Entertaining with the Charleston Silver Lady
This is an easy summer salad that can be adapted in many ways for many different occasions.
So many of you – myself included – likely have a silver tomato server. Most are round with heavily pierced and decorated surfaces, elevating the status of the humble garden tomato like only silver can do.
It is interesting to ponder why such a specific and high style implement would have been intentionally produced. The short answer is that tomatoes were available. Just about anyone with a patch of earth or large flower pot could grow them. in our hot, humid southern climate.
Those of you who attended my Antiques School will recall that we spent hours on the subject of available food and its influence on implements to showcase it.

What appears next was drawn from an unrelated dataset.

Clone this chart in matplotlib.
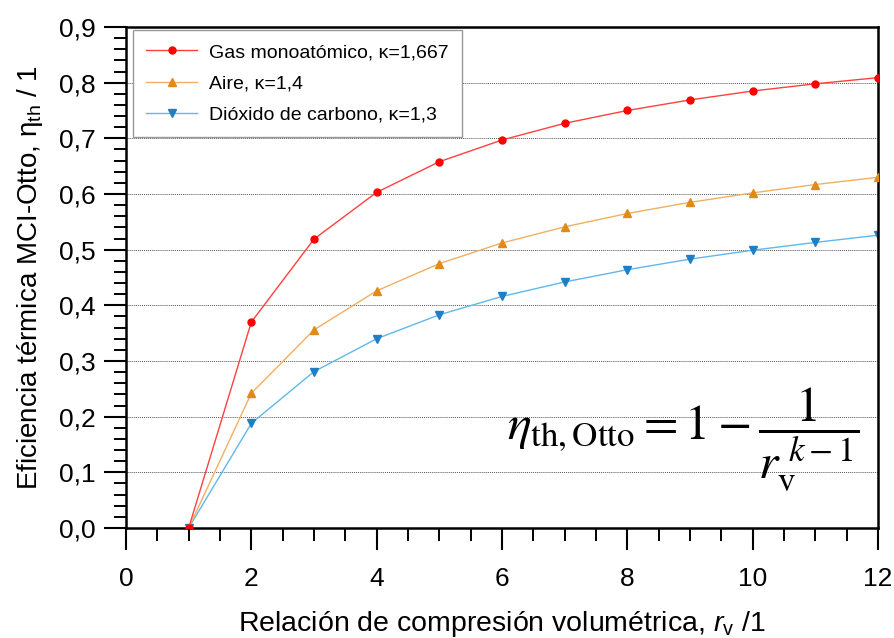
#!/usr/bin/env python3

import matplotlib
matplotlib.use("Agg")
import matplotlib.pyplot as plt
from matplotlib.ticker import MultipleLocator, FuncFormatter

# Datos
r_v = [1, 2, 3, 4, 5, 6, 7, 8, 9, 10, 11, 12]
eta_mono = [0.0, 0.370, 0.519, 0.603, 0.658, 0.697, 0.727, 0.750, 0.769, 0.785, 0.798, 0.809]
eta_aire = [0.0, 0.242, 0.356, 0.426, 0.475, 0.512, 0.541, 0.565, 0.585, 0.602, 0.617, 0.630]
eta_co2 = [0.0, 0.188, 0.281, 0.340, 0.383, 0.416, 0.442, 0.464, 0.483, 0.499, 0.513, 0.526]

labels = ["Gas monoatómico, κ=1,667", "Aire, κ=1,4", "Dióxido de carbono, κ=1,3"]

plt.rcParams['font.family'] = ['Liberation Sans', 'DejaVu Sans']
plt.rcParams['mathtext.fontset'] = 'custom'
plt.rcParams['mathtext.rm'] = 'Liberation Sans'
plt.rcParams['mathtext.it'] = 'Liberation Sans:italic'

fig = plt.figure(figsize=(8.94, 6.38), dpi=100)
ax = fig.add_axes([126 / 894, 1 - 528 / 638, (878 - 126) / 894, (528 - 27) / 638])

ax.plot(r_v, eta_mono, color='#ff4040', lw=1.0, marker='o', ms=5,
        mfc='#ff0000', mec='#ff0000', label=labels[0], zorder=4)
ax.plot(r_v, eta_aire, color='#f0b060', lw=1.0, marker='^', ms=6,
        mfc='#e08a1a', mec='#e08a1a', label=labels[1], zorder=3)
ax.plot(r_v, eta_co2, color='#60b8ec', lw=1.0, marker='v', ms=6,
        mfc='#1f7fc4', mec='#1f7fc4', label=labels[2], zorder=2)

ax.set_xlim(0, 12)
ax.set_ylim(0, 0.9)
ax.xaxis.set_major_locator(MultipleLocator(2))
ax.xaxis.set_minor_locator(MultipleLocator(0.5))
ax.yaxis.set_major_locator(MultipleLocator(0.1))
ax.yaxis.set_minor_locator(MultipleLocator(0.02))
ax.yaxis.set_major_formatter(FuncFormatter(lambda v, p: f"{v:.1f}".replace('.', ',')))

ax.tick_params(axis='x', which='major', direction='out', length=16, width=1.5, labelsize=19, pad=12)
ax.tick_params(axis='x', which='minor', direction='out', length=9, width=1.4)
ax.tick_params(axis='y', which='major', direction='out', length=16, width=1.5, labelsize=19, pad=6)
ax.tick_params(axis='y', which='minor', direction='out', length=9, width=1.4)

for s in ax.spines.values():
    s.set_linewidth(1.8)

ax.grid(axis='y', which='major', linestyle=(0, (1, 1)), color='#555555', lw=0.7)

ax.set_xlabel(r"Relación de compresión volumétrica, $r_{\mathrm{v}}$ /1", fontsize=20.5, labelpad=13)
ax.set_ylabel(r"Eficiencia térmica MCI-Otto, $\mathregular{\eta_{th}}$ / 1", fontsize=20, labelpad=10)

leg = ax.legend(loc='upper left', fontsize=14, frameon=True, fancybox=False,
                edgecolor='#999999', framealpha=1, borderpad=0.7, labelspacing=0.7,
                handlelength=2.6, handletextpad=0.6, borderaxespad=0,
                bbox_to_anchor=(0.009, 0.994))
leg.get_frame().set_linewidth(1.0)

ax.text(0.975, 0.175, r"$\eta_{\mathrm{th,Otto}} = 1 - \dfrac{1}{r_{\mathrm{v}}^{\;k-1}}$",
        transform=ax.transAxes, fontsize=36, ha='right', va='center',
        math_fontfamily='stix', zorder=5)

fig.savefig("out.png", dpi=100)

Think about it and you will come to the realization that most silver and crystal were focused on serving foods that were easy to come by, elevating their status, making them special. You likely own or have seen silver implements for asparagus, berries, even corn. These high style implements were used to showcase the connection between the garden and the table.
All of us are just a generation or two behind those who canned or preserved everything they consumed. I am sure those of you reading this can take a drive to the country and still see a smokehouse or two.
This salad is a recipe that anyone can make with whatever they have on hand. It is really delicious. With the renewed interest in heirloom tomatoes and other vegetables, you really can bring the past to life with this recipe from long ago.
We ate this all summer long, even putting it over hot pasta or making huge bowls of it for church and family parties. This is a great way to use up the tomatoes that inevitably all come in at one time. We nearly always had a crystal punch bowl filled with this at every summer gathering, adding or taking to suit what you have on hand.
This recipe serves 4
4 medium vine ripe – ‘dead’ ripe I call them – tomatoes, any variety but adding a yellow one is beautiful in the bowl as are any combination of heirloom varieties.
If you can get your hands on what I grew up eating, Edisto tomatoes, it will be worth the effort. You can get them at Pink’s on Edisto most of the summer.
1 bunch of green onions - chopped medium using the green and white parts
1 hard boiled egg- peel and run it across a box grater for the best results
1 hot pepper, seeds removed and minced. Leave it out if you don’t like heat
2-3 Tbsp. of mayo to bind the salad
8 Carr’s or Waverly crackers, or any you have on hand. Reserve these till the end
salt and pepper
Now add things you have on hand that will make this even more special.
Suggestions: left over corn you have cooked, cut off the cob and chilled, cooked shrimp deveined, no tails, 1/2 cup of picked crab meat per 4 servings, capers, chopped olives, a peeled, seeded medium chopped cucumber (incredibly good mixed in).
Place your chosen ingredients in a large plastic bowl with lid. Chill about 3 hours.
This salad is best made about 3 hours ahead. Any longer and the tomatoes start to lose their taste. We all know a tomato in the refrigerator tastes totally different than one stored on the counter or window sill!
Take out about an 20 minutes before serving and give it a light stir.
As you are taking it to the table, break up the crackers over the salad.
A friend from Georgia reminded me of this so I’m sharing it with you in hopes you and yours will make it this summer.
Look through the silver you have tucked away and get out your silver tomato server. It was meant for round slices of tomato but can be a great conversation starter.
The Lexington Farmer’s Market is a great place for summer ingredients as is Sylvan Farms. Make it an adventure for you family to search out some fun this summer through recipes from the past.